Coalition officials say Baathist loyalists incited the violence. But the speed with which the crowds grew out of control illustrates the mix of poverty, disillusionment, and anger that continues to confront the coalition, even as basic security improves for Iraqis and services like electricity are restored and schools reopen.

Coalition officials complain that bad news is disproportionately reported. "We are making good progress in Iraq," President Bush said Monday. "Sometimes it's hard to tell when you listen to [critics]. The situation is improving on a daily basis."

But to a significant minority of Iraqis, the US military presence is a daily irritation, and it seems unlikely that incidents involving soldiers are going to abate soon. Though many Iraqis are delighted to be free of Hussein, they, like Hasan, increasingly blame their economic struggles on the US.

On top of this group is a smaller but still significant group of Saddam loyalists who are growing adept at manipulating such situations to create chaos.

"Very senior Baathist officers, some of whom are now in custody, were stirring up these crowds,'' said Charles Heatly, the coalition's chief spokesman.

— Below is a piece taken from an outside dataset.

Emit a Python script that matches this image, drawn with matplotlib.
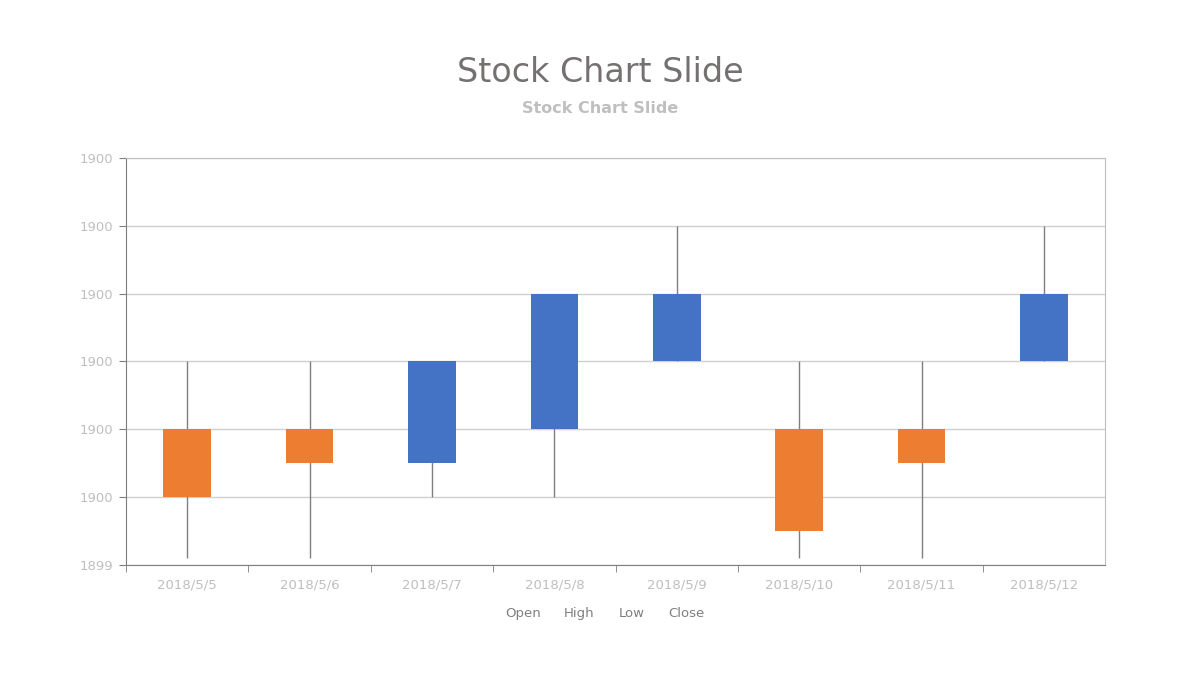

Events yesterday illustrate the challenges the coalition is facing. A rocket-propelled grenade or mortar hit the Foreign Ministry, though there were few injuries. Protesting former members of Iraq's intelligence service threw rocks at American soldiers, demanding that they get their jobs back. US troops also faced a protest in response to the arrest of a Shiite cleric.

The violence began Saturday, the last day for demobilized conscripts to collect their payment. Though it seems a pittance, under Hussein, soldiers received a salary of just $3 a month.

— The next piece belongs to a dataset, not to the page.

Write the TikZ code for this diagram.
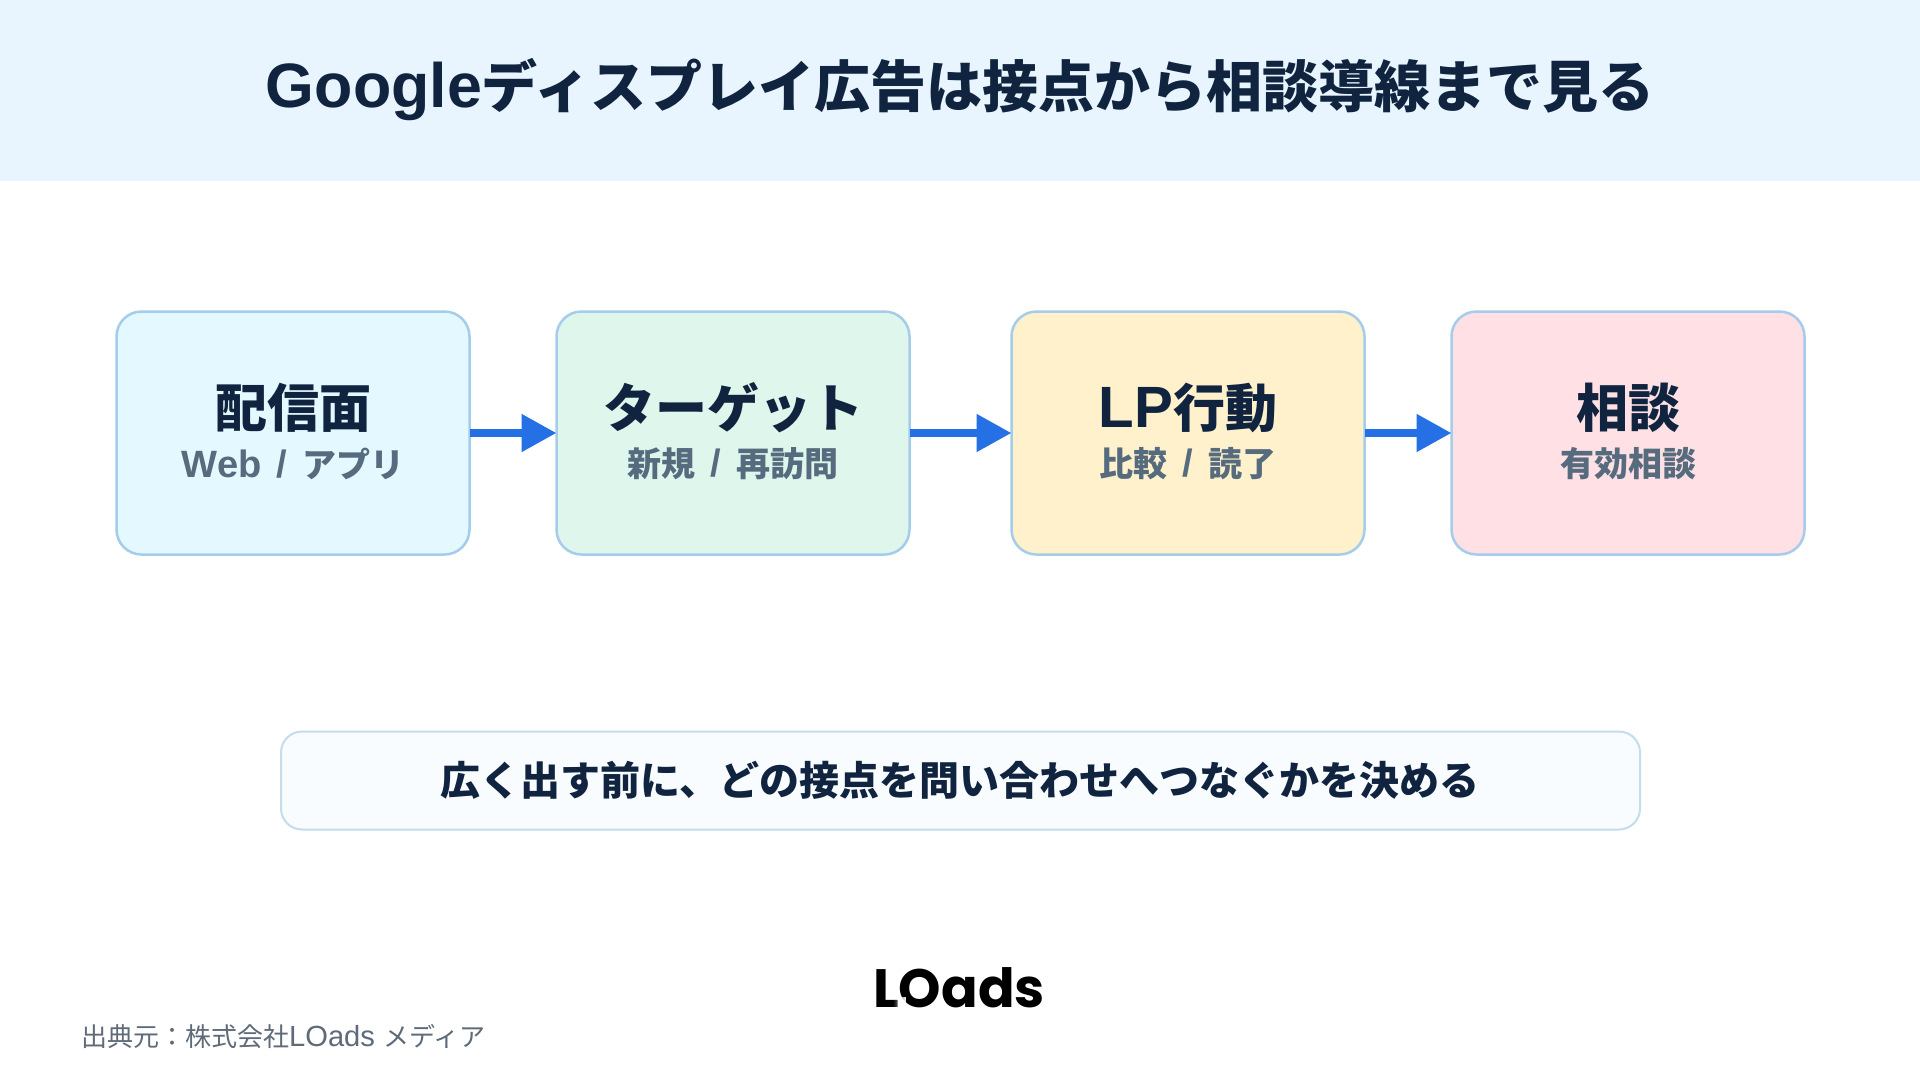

Coalition officials say at least 350,000 former soldiers have received payments. Under Hussein, agencies were thoroughly corrupted and to make complaints about the government was quite literally to take one's life in one's hands.

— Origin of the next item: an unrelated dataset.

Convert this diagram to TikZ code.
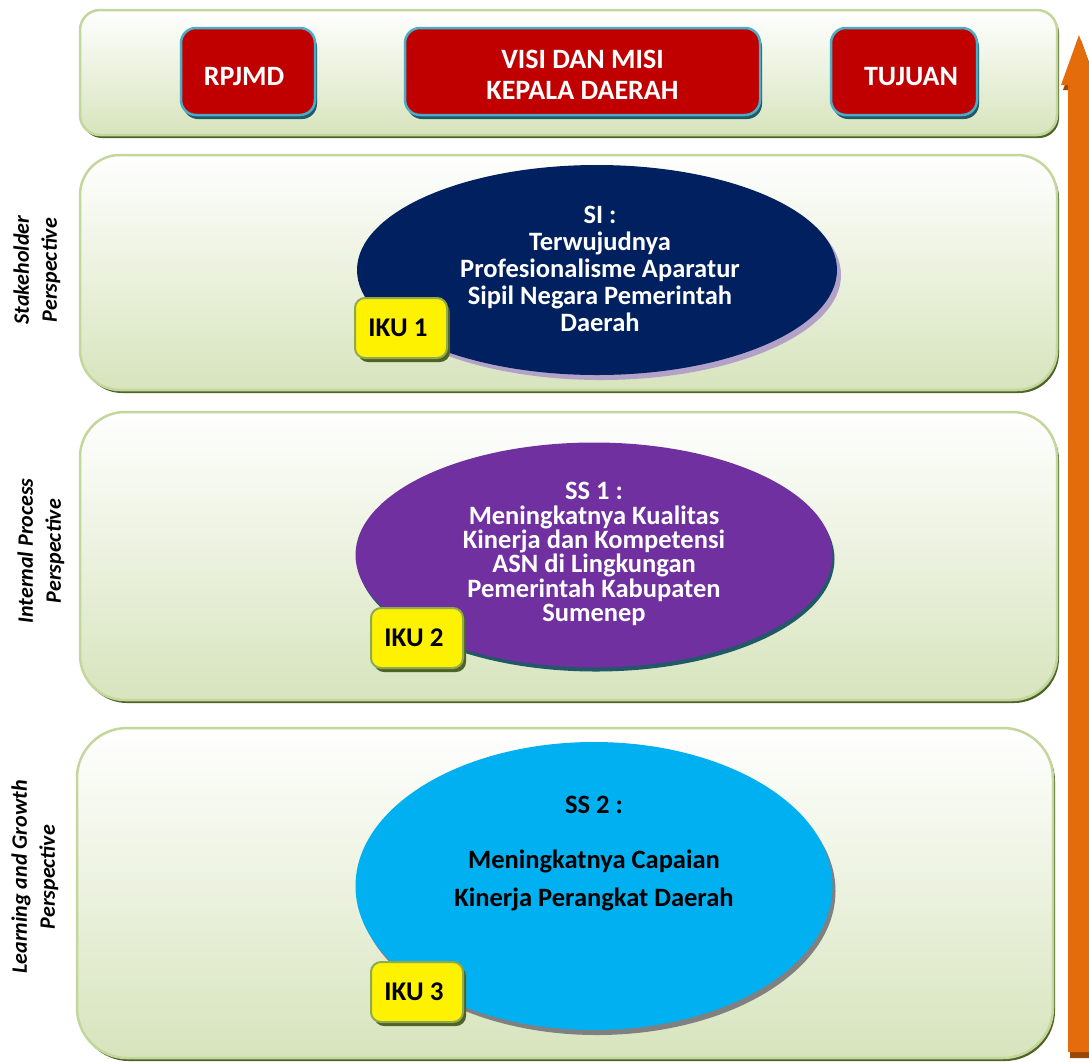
\documentclass[tikz,border=0pt]{standalone}
\usepackage{fontspec}
\setmainfont{Carlito}
\usetikzlibrary{shapes.geometric,shadows}
\definecolor{panelline}{HTML}{C3D69B}
\definecolor{panelbot}{HTML}{D7E4BD}
\definecolor{panelshadow}{HTML}{4F6228}
\definecolor{boxred}{HTML}{C00000}
\definecolor{boxline}{HTML}{4BACC6}
\definecolor{boxshadow}{HTML}{215968}
\definecolor{siblue}{HTML}{002060}
\definecolor{sishadow}{HTML}{B3A2C7}
\definecolor{sspurple}{HTML}{7030A0}
\definecolor{sscyan}{HTML}{00B0F0}
\definecolor{ikuline}{HTML}{8FAA4C}
\definecolor{arroworange}{HTML}{E46C0A}
\definecolor{arrowshadow}{HTML}{984807}
\tikzset{
  panel/.style={rectangle, draw=panelline, line width=2.5pt, top color=white, bottom color=panelbot,
    minimum width=977pt, inner sep=0pt,
    drop shadow={shadow xshift=2pt, shadow yshift=-3pt, fill=panelshadow, opacity=1}},
  redbox/.style={rectangle, rounded corners=15pt, draw=boxline, line width=2.5pt, fill=boxred,
    minimum height=87pt, inner sep=0pt,
    drop shadow={shadow xshift=2pt, shadow yshift=-4pt, fill=boxshadow, opacity=1}},
  redtext/.style={text=white, font=\fontsize{28}{31}\selectfont\bfseries, align=center},
  goal/.style={ellipse, inner sep=0pt},
  goaltext/.style={align=center, font=\fontsize{26.5}{27}\selectfont\bfseries},
  ikubox/.style={rectangle, rounded corners=10pt, draw=ikuline, line width=2pt, fill=yellow,
    minimum width=92pt, minimum height=60pt, inner sep=0pt, font=\fontsize{27}{30}\selectfont\bfseries,
    drop shadow={shadow xshift=3pt, shadow yshift=-4pt, fill=panelshadow, opacity=1}},
  persp/.style={rotate=90, align=center, font=\fontsize{22}{28}\selectfont\bfseries\itshape}
}
\begin{document}
\begin{tikzpicture}[x=1pt,y=-1pt]
\useasboundingbox (0,0) rectangle (1089,1061);
\clip (0,0) rectangle (1089,1061);
% panels
\node[panel, rounded corners=20pt, minimum height=125pt] (ptop) at (568.5,72.5) {};
\node[panel, rounded corners=40pt, minimum height=235pt] (pstake) at (568.5,272.5) {};
\node[panel, rounded corners=45pt, minimum height=288pt] (pint) at (568.5,556) {};
\node[panel, rounded corners=50pt, minimum height=330pt, minimum width=976pt] (plearn) at (565,893) {};
% top boxes
\node[redbox, minimum width=134pt] (rpjmd) at (248,71.5) {};
\node[redtext] (rpjmdtext) at (244,77) {RPJMD};
\node[redbox, minimum width=355pt] (visi) at (582.5,71.5) {};
\node[redtext] (visitext) at (582.5,75) {VISI DAN MISI\\KEPALA DAERAH};
\node[redbox, minimum width=146pt] (tujuan) at (904,71.5) {};
\node[redtext] (tujuantext) at (911,77) {TUJUAN};
% perspective labels
\node[persp] (lstake) at (37,270) {Stakeholder\\Perspective};
\node[persp] (lint) at (41,551) {Internal Process\\Perspective};
\node[persp] (llearn) at (35,877) {Learning and Growth\\Perspective};
% goals
\node[goal, fill=siblue, minimum width=480pt, minimum height=210pt,
  drop shadow={shadow xshift=4pt, shadow yshift=-5pt, fill=sishadow, opacity=1}] (si) at (597,270) {};
\node[goaltext, text=white] (sitext) at (600,269) {SI :\\Terwujudnya\\Profesionalisme Aparatur\\Sipil Negara Pemerintah\\Daerah};
\node[goal, fill=sspurple, minimum width=477pt, minimum height=225pt,
  drop shadow={shadow xshift=2pt, shadow yshift=-4pt, fill=boxshadow, opacity=1}] (ss1) at (594,555) {};
\node[goaltext, text=white, font=\fontsize{26.5}{24.4}\selectfont\bfseries] (ss1text) at (594,554) {SS 1 :\\Meningkatnya Kualitas\\Kinerja dan Kompetensi\\ASN di Lingkungan\\Pemerintah Kabupaten\\Sumenep};
\node[goal, fill=sscyan, minimum width=477pt, minimum height=288pt,
  drop shadow={shadow xshift=3pt, shadow yshift=-5pt, fill=gray, opacity=1}] (ss2) at (594,886) {};
\node[goaltext] (ss2head) at (594,805) {SS 2 :};
\node[goaltext, font=\fontsize{26.5}{38}\selectfont\bfseries] (ss2text) at (594,880) {Meningkatnya Capaian\\Kinerja Perangkat Daerah};
% IKU boxes
\node[ikubox] (iku1) at (401,328) {\hspace*{-6pt}IKU 1};
\node[ikubox] (iku2) at (417,638) {\hspace*{-6pt}IKU 2};
\node[ikubox] (iku3) at (417,992) {\hspace*{-6pt}IKU 3};
% arrow
\fill[arrowshadow] (1081,40) -- (1099,90) -- (1092,90) -- (1092,1058) -- (1070,1058) -- (1070,90) -- (1063,90) -- cycle;
\fill[arroworange] (1079,35) -- (1097,85) -- (1090,85) -- (1090,1052) -- (1068,1052) -- (1068,85) -- (1061,85) -- cycle;
\end{tikzpicture}
\end{document}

Today, it's safe for Iraqis to speak out, but many have a deeply ingrained suspicion of any governing authority and a vigilante mentality engendered by so many years of abuse. Security is improving for average Iraqis on the streets of the cities.

Many soldiers, many grievances

But in Baghdad and in the southern city of Basra, angry crowds, roasting in the desert heat, roiled and surged outside the compounds guarded by coalition forces and Iraqi police.

Some claimed they were stiffed by corrupt clerks, others that they had been unfairly left off the list. Still others were just angry that they had no more money coming to them.

Two former Iraqi soldiers were shot and killed by coalition forces in Baghdad. A similar incident in Basra ended with one former Iraqi soldier killed by a British soldier. Dozens of Iraqis were injured, as were two US soldiers.

That there was incitement seems clear. But a visit to the area the next day, where around 500 former soldiers were still loitering in the hopes of receiving a payment, reveals how volatile Iraq's unemployed masses are after so many years of abuse by their own government and a period of postwar uncertainty.

In the crowd, there is both deep anger at the US and deep gratitude that Hussein was removed.

Sometimes both positions are reflected in the same man.

As Hasan speaks, an angry crowd gathers around, some shouting insults at America, others asking advice on how to get payments, still others just eager to tell their story.

In moments, the scrum is about 200 men pushing and shoving, and the mood turns ugly, with some grabbing for a reporter's bag and others beginning to pound on the car he has arrived in.

"I served 25 years in the Army and then the Americans came. Now I have nothing,'' spits Adnan Hussein, a 40-something former tank captain in a tattered shirt. "These American soldiers are insulting and the police that help them are traitors." Another man shouts out: "They are starving us."

As the crowd seems to veer toward another riot, a small detachment of US soldiers approaches, shouting and threatening, and the men begin to back off.

No shots are fired, and no one is hit, but some of these men will undoubtedly add the incident to their catalogs of US insults.